Und warum ist es okay, dass Frauen und Männer nicht gleich sind? „Es geht nicht um Gleichheit, es geht um den Unterschied“, kontert sie und erläutert die Jahrtausende alte Definition der Geschlechter im Judaismus. Die Natur der Männer sei die Weisheit, die der Frauen die Kreativität. Deshalb gibt es ultraorthodoxe Schriftstellerinnen oder Filmemacherinnen, aber keine männlichen Künstler.

„Wir sind ebenbürtig, aber verschieden.“ In ihrer Zeit als wild girl in der modernen Gesellschaft vermisste sie zunehmend den Respekt vor Frauen. „Man musste sich ständig auseinandersetzen, konkurrieren, besser sein. Es ist nicht Freiheit, es ist Krieg.“ Die Chassidim mischen die Sphären des Männlichen und des Weiblichen nicht, aus Respekt.

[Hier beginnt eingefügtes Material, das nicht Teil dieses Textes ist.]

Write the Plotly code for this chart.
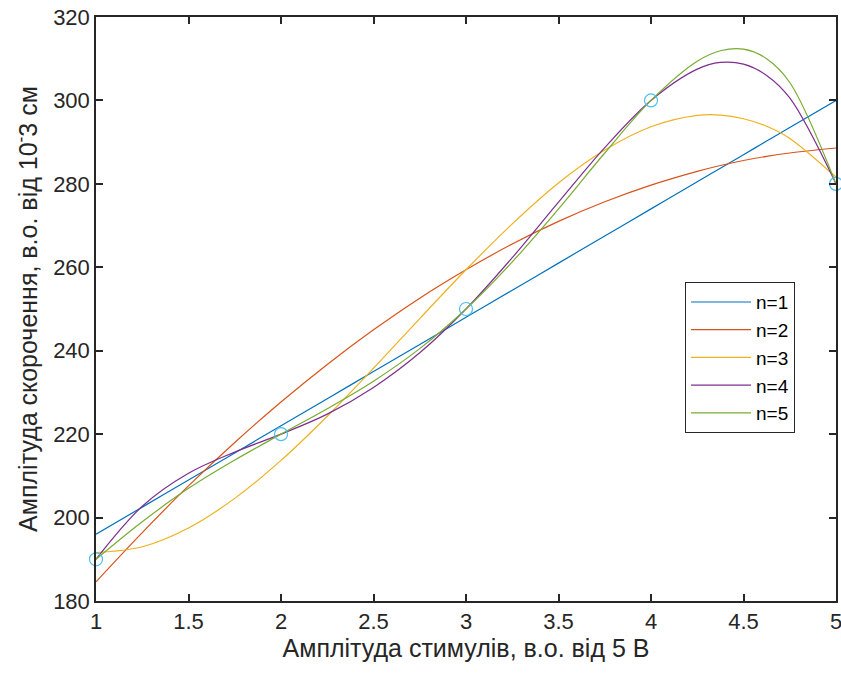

Und weil Regeln das Leben erleichtern? Nein, die sind anstrengend, weil man herausfinden muss, wer man ist. „Sehen Sie“, sagt Rama Burshtein und zeigt auf das Wasserglas vor ihr. „Ohne das Glas würde sich das Wasser auf den Teppich ergießen, man könnte es nicht trinken. So ist es mit Regeln: Sie bringen mich nicht um, sondern machen mich lebendig, sie sind meine Flügel, nicht meine Fesseln.“

Shira im Film hadert mit den Regeln. Eine Qual der Wahl, eine Identitätssuche fast ohne Worte, in weichem, sinnlichem Licht, dass die Qual poetisch verklärt. Wobei Burshtein Wert auf die Wahlfreiheit des Zuschauers legt. Der Film sei ein Spiegel: „Entdeckt man sich nur selber oder lässt man sich ein auf die andere Welt? Lehnt man sie ab? Respektiert man sie?“

Stimmt schon, Studien zufolge halten arrangierte Ehen länger und sind glücklicher als frei gewählte Partnerschaften, in Nah- wie Fernost. Aber was geschieht, wenn eine ultraorthodoxe Jüdin die Regeln verletzt  und erst mal gar nicht heiraten will? Das Gespräch spitzt sich zu. Kein Problem, wiegelt Rama Burshtein zunächst ab, die Frau wird nicht verstoßen, aber von vielen schief angeschaut werden. Wie bitte, schief anschauen, ist das nicht erst recht respektlos? Nun platzt der Regisseurin der Kragen: „Ihre Fragen sind voreingenommen“, erregt sie sich, wir streiten uns jetzt, sie wird nicht müde zu argumentieren, schimpft darüber, dass sie bei allem internationalen Erfolg ihres Films außerhalb der Community selber schief angeschaut wird, auch von mir, lacht schon wieder, verabschiedet sich mit versöhnlichen Worten.

Ihren Mann, hatte sie freimütig berichtet, kann sie nur dann leidenschaftlich lieben, wenn er ihr überlegen ist. Wenn sie, die Powerfrau Rama Burshtein, ihn für noch stärker hält als sich selbst. Bei den anderen Frauen ihrer Gemeinde ist es genauso. Halten sich Gefühle an Regeln?

Ein Film, der Verständnis wecken will, eine Regisseurin, die unermüdlich zwischen den Welten vermittelt – und am Ende ist man einander fremder denn je.